The graphic below demonstrates some of the shifts that the current real estate operators will need to make in order to truly ‘own’ the future of property. Investing in technology without a clear understanding of how it will benefit the end user of the assets won’t shift traditional operators to the right.
The challenge for those organisations that are choosing to invest heavily in technology or digital transformation programmes, is to ensure investments are focused on addressing the needs of the end users of their assets. All too often investments in technology and digital transformation are focused on internal process improvement and can become expensive vanity projects that do not deliver the required returns on investment.
Reducing risk
Making accurate predictions is difficult, and can be extremely risky and costly when it goes wrong. Investing in cutting edge technologies for the real estate sector now is high risk, and often a step too far for the current main players.

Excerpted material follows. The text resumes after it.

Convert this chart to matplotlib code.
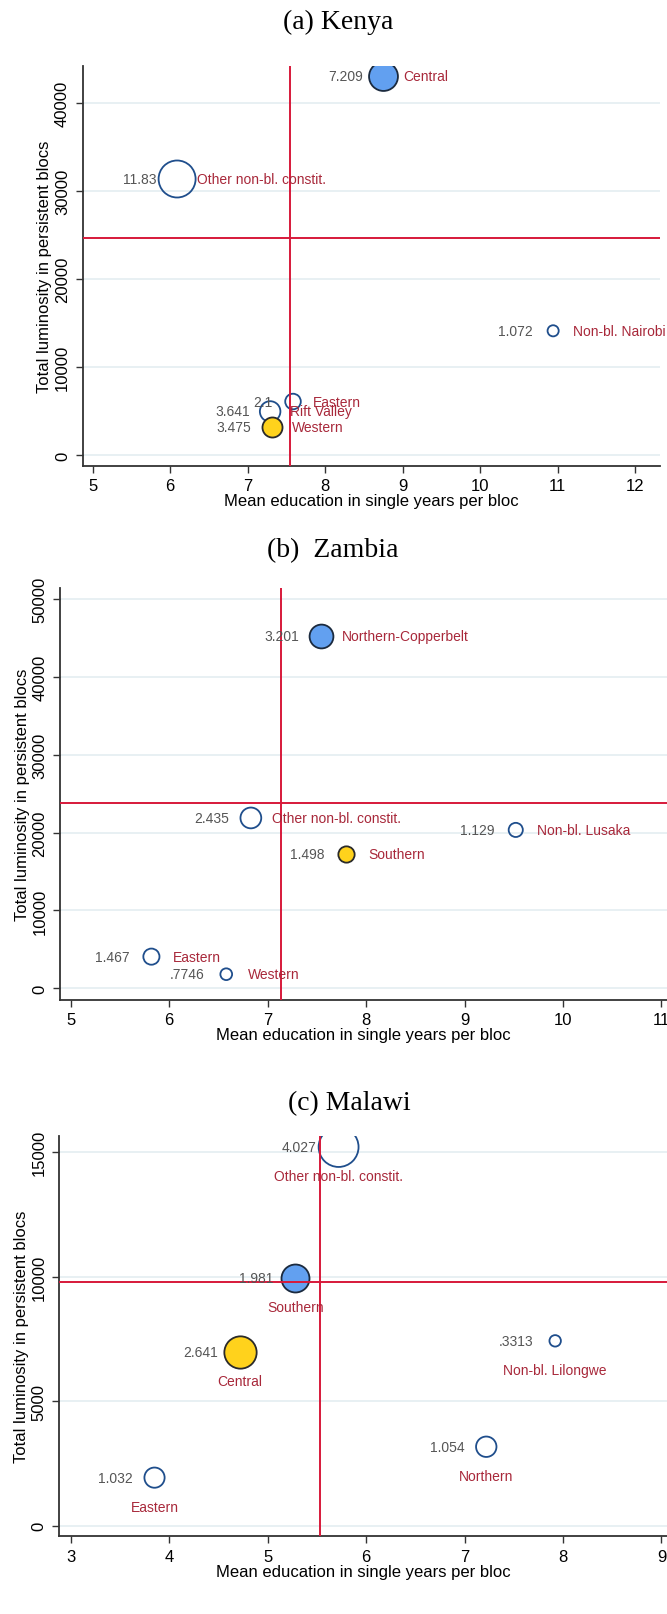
import matplotlib.pyplot as plt
import numpy as np

plt.rcParams['font.family'] = ['Liberation Sans', 'DejaVu Sans']

# (a) Kenya
kenya_names = ['Central', 'Other non-bl. constit.', 'Non-bl. Nairobi', 'Eastern', 'Rift Valley', 'Western']
kenya_educ = [8.75, 6.09, 10.94, 7.585, 7.29, 7.31]
kenya_lum = [43150, 31400, 14140, 6100, 4970, 3190]
kenya_weight = [7.209, 11.83, 1.072, 2.1, 3.641, 3.475]
kenya_group = ['first', 'none', 'none', 'none', 'none', 'second']
kenya_vline = 7.54
kenya_hline = 24690

# (b) Zambia
zambia_names = ['Northern-Copperbelt', 'Other non-bl. constit.', 'Non-bl. Lusaka', 'Southern', 'Eastern', 'Western']
zambia_educ = [7.54, 6.83, 9.52, 7.80, 5.82, 6.58]
zambia_lum = [45320, 21890, 20350, 17300, 4060, 1800]
zambia_weight = [3.201, 2.435, 1.129, 1.498, 1.467, 0.7746]
zambia_group = ['first', 'none', 'none', 'second', 'none', 'none']
zambia_vline = 7.14
zambia_hline = 23860

# (c) Malawi
malawi_names = ['Other non-bl. constit.', 'Southern', 'Central', 'Non-bl. Lilongwe', 'Northern', 'Eastern']
malawi_educ = [5.72, 5.28, 4.72, 7.92, 7.22, 3.85]
malawi_lum = [15200, 9950, 6960, 7420, 3170, 1930]
malawi_weight = [4.027, 1.981, 2.641, 0.3313, 1.054, 1.032]
malawi_group = ['none', 'first', 'second', 'none', 'none', 'none']
malawi_vline = 5.53
malawi_hline = 9780

FILL = {'first': '#62A0F0', 'second': '#FFD21C', 'none': 'none'}
EDGE = {'first': '#1B2A3E', 'second': '#2A2A2A', 'none': '#1F4E8C'}
RED = '#D7193A'
GRID = '#E6EFF2'
AXC = '#333333'
NAMEC = '#A8283A'
WC = '#555555'


def stata_fmt(w):
    s = f'{w:.4g}'
    if s.startswith('0.'):
        s = s[1:]
    return s


def panel(ax, educ, lum, weight, group, names, vline, hline, scale,
          xlim, ylim, xticks, yticks, off, below=False):
    ax.set_xlim(*xlim)
    ax.set_ylim(*ylim)
    ax.set_xticks(xticks)
    ax.set_yticks(yticks)
    ax.yaxis.grid(True, color=GRID, lw=1.3)
    ax.set_axisbelow(True)
    for i in range(len(educ)):
        ax.scatter(educ[i], lum[i], s=weight[i] * scale,
                   facecolors=FILL[group[i]], edgecolors=EDGE[group[i]],
                   linewidths=1.3, zorder=3 + i * 0.01)
        ax.annotate(stata_fmt(weight[i]), (educ[i], lum[i]), xytext=(-off, 0),
                    textcoords='offset points', ha='right', va='center',
                    fontsize=10, color=WC, zorder=5)
        if below:
            ax.annotate(names[i], (educ[i], lum[i]), xytext=(0, -21),
                        textcoords='offset points', ha='center', va='center',
                        fontsize=10, color=NAMEC, zorder=5)
        else:
            ax.annotate(names[i], (educ[i], lum[i]), xytext=(off, 0),
                        textcoords='offset points', ha='left', va='center',
                        fontsize=10, color=NAMEC, zorder=5)
    ax.axvline(vline, color=RED, lw=1.4, zorder=4)
    ax.axhline(hline, color=RED, lw=1.4, zorder=4)
    for sp in ['top', 'right']:
        ax.spines[sp].set_visible(False)
    for sp in ['left', 'bottom']:
        ax.spines[sp].set_color(AXC)
        ax.spines[sp].set_linewidth(1.3)
    ax.tick_params(axis='both', direction='out', length=5, width=1, color=AXC,
                   labelsize=12, pad=4)
    ax.tick_params(axis='y', labelrotation=90)
    for t in ax.get_yticklabels():
        t.set_va('center')
    ax.set_xlabel('Mean education in single years per bloc', fontsize=12, labelpad=0)
    ax.set_ylabel('Total luminosity in persistent blocs', fontsize=12, labelpad=2)


fig = plt.figure(figsize=(6.67, 16.15), dpi=100)

ax1 = fig.add_axes([0.1237, 0.7110, 0.866, 0.2477])
panel(ax1, kenya_educ, kenya_lum, kenya_weight, kenya_group, kenya_names,
      kenya_vline, kenya_hline, 60, (4.87, 12.32), (-1200, 44280),
      range(5, 13), range(0, 40001, 10000), 14.6)

ax2 = fig.add_axes([0.0897, 0.3804, 0.9103, 0.2547])
panel(ax2, zambia_educ, zambia_lum, zambia_weight, zambia_group, zambia_names,
      zambia_vline, zambia_hline, 92, (4.89, 11.056), (-1470, 51410),
      range(5, 12), range(0, 50001, 10000), 15.5)

ax3 = fig.add_axes([0.0885, 0.0481, 0.9115, 0.2477])
panel(ax3, malawi_educ, malawi_lum, malawi_weight, malawi_group, malawi_names,
      malawi_vline, malawi_hline, 205, (2.88, 9.056), (-425, 15630),
      range(3, 10), range(0, 15001, 5000), 15.7, below=True)

H = 1615.0
tfont = dict(family=['Liberation Serif', 'DejaVu Serif'], fontsize=20,
             ha='center', va='center')
fig.text(338 / 667, 1 - 22 / H, '(a) Kenya', **tfont)
fig.text(333 / 667, 1 - 551 / H, '(b)  Zambia', **tfont)
fig.text(349 / 667, 1 - 1104 / H, '(c) Malawi', **tfont)

fig.savefig('out.png', dpi=100)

An approach to mitigating the risks of investing in expensive technologies that don’t deliver, is to take an innovative approach to understanding the needs of the end users of the assets we build, maintain or operate.
One of the biggest inhibitors is the relationship model. Many traditional organisations have long-term relationships with each other and fantastic histories of working collaboratively within supply chains. Those relationships are built on trust, and mutual cooperation. They are, for the most part, business-to-business relationships. The foundations of such relationships are built over years of delivering traditional outputs, and working together to manage the inevitable challenges the sector has faced down over the past hundreds of years.
It is no surprise that where proptech or wider innovation has progressed at a faster pace is in the residential and retail sectors; the relationships focus on the end user of the assets – the customer.
Shifting the power
It is the customer that drives the desire for technology, it is the customer that creates the need for innovation, and it is the customer that ultimately chooses which property, office, hotel or retail outlet they embrace. It is this end of the supply chain that is driving forward the innovation and technology demands. The challenge is how to benefit from these learnings, because meeting the needs of the end user is hard, and for the large organisations who are measured against a rational return on investments, often a stretch too far.
The future of real estate will be defined by the organisations that can make the links back to the end customer better, staying close to the needs and wants of the end users, those organisations that quickly understand both the importance of and how to maximise their B2B2C relationships.
The future of real estate will be dominated by those organisations who are agile in their thinking and their operations, innovative in the solutions and products they create, and are close, not just to their traditional customers in the supply chain, but to the end users of the assets in which they build, maintain or operate.